1. Obwohl es auf der Welt 7.000 Sprachen gibt, spricht die eine Hälfte der Weltbevölkerung nur 23 davon. Andererseits gibt es beinahe 3.000 Sprachen, die als bedroht gelten und das bedeutet, dass aktuell fast die Hälfte der sprachlichen Vielfalt auf unserem Planeten gefährdet ist.
2. Der sprachlich vielfältigste Ort auf der Erde ist die Insel Neuguinea, die sich in den unabhängigen Staat Papua-Neuguinea und die Provinz West-Papua, welche unter indonesischer Besatzung steht, gliedert. Auf einer Fläche von 786.000 km² werden circa 1.000 Sprachen gesprochen. In Europa werden zum Vergleich auf einer Fläche von etwa 10 Millionen km² nur rund 100 Sprachen gesprochen.
4. Ungefähr die Hälfte aller Sprachen der Welt hat keine Schriftform, doch dies bedeutet keinesfalls, dass es ihnen an Kultur fehlt. Ungeschriebene Sprachen sind reich an mündlichen Traditionen. Geschichten, Lieder, Poesie und Rituale werden von Generation zu Generation übertragen und bleiben auch über die Zeit hinweg erstaunlich konsistent und zuverlässig. Wissenschaftler*innen entdecken immer mehr Ereignisse, die teilweise schon Jahrtausende zurückliegen, die in indigenen Überlieferungen aber dokumentiert und erhalten sind, weitererzählt und erstaunlicherweise über Hunderte von Generationen bewahrt.
5. Kein Mensch auf der Erde spricht eine „primitive“ Sprache – so etwas gibt es nicht. Alle Sprachen haben komplexe und einzigartige Regeln für Betonung, Wörter und Grammatik, die ihre Sprechenden kennen und intuitiv verstehen. Tatsächlich erweisen sich gerade indigene Sprachen oft als sehr komplex und spezialisiert, besonders wenn sie von nur wenigen hundert Personen in abgelegenen Gebieten gesprochen werden. Große globale Sprachen wie Englisch, Spanisch oder Mandarin sind relativ einfach und folgen einem vorhersehbaren Muster. Aufgrund dieser Einzigartigkeit sind die Sprachen, die am meisten gefährdet sind, wohl diejenigen, die uns am meisten über die unglaubliche Breite und Vielfalt der menschlichen Wahrnehmung und Erfahrung lehren können.
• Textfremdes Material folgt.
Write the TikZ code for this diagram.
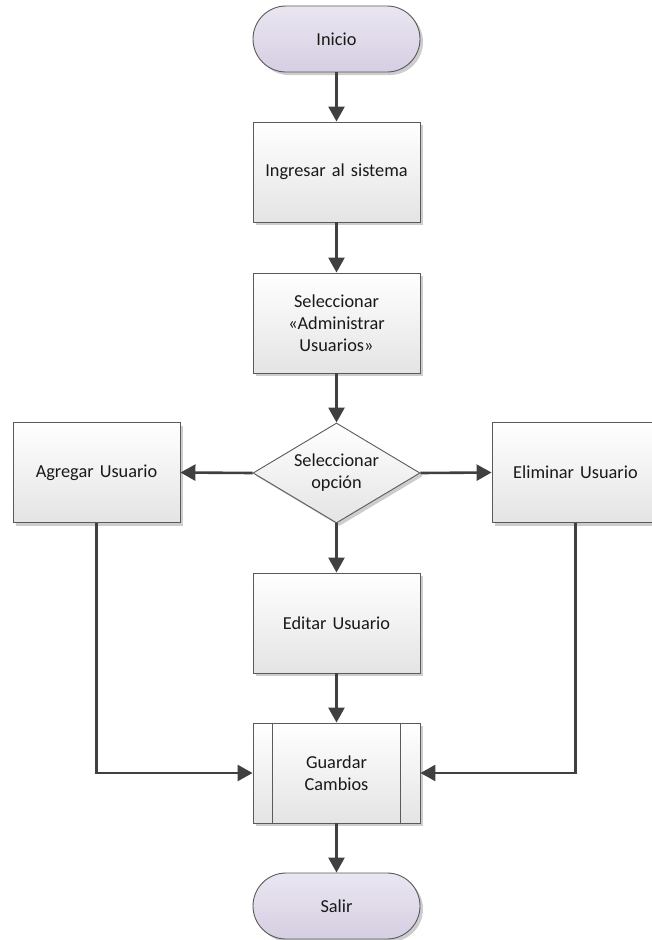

7. Die von dir gesprochene Sprache formt deinen Bezug zur Welt, begrenzt aber nicht was du denken und verstehen kannst. Während wir eine Abfolge von Ereignissen oder Bildern von links nach rechts anordnen würden, ordnen die Sprechenden einer indigenen australischen Sprache Geschehnisse von Ost nach West, wie den Verlauf der Sonne. So würden sie zum Beispiel eine Bilderserie einer alternden Person unterschiedlich anordnen, je nachdem in welche Richtung sie gerade blicken. Die meisten von uns können nicht mehr instinktiv Ost oder West erkennen, also wären wir in den Augen dieser Menschen nicht im Stande, die Bilder in die „richtige“ Reihenfolge zu bringen. Doch nur weil wir die Welt mit anderen Augen sehen, heißt das nicht, dass wir nicht ihre Logik verstehen.
8. Welche Sprache auch immer du sprichst, Menschen sind Menschen. Wörter wie „Mama“ oder „Papa“ sind erstaunlich ähnlich in beinahe jeder Sprache, mit Variationen wie „tata“, „dada“ und „nana“. Ist dies der Beweis für eine tiefe historische Beziehung zwischen allen Sprachen? Nein. Was es aber zeigt, ist, dass die Münder von Babys gleich sind. Töne wie „ma“, „pa“, „da“ und „ga“ sind am einfachsten zu formen, daher lernen Babys diese am schnellsten. Alle vernarrten Eltern nehmen an, dass sie ihr Kind persönlich anspricht, also werden „Mama“ und „Papa“ Teil des Wortschatzes.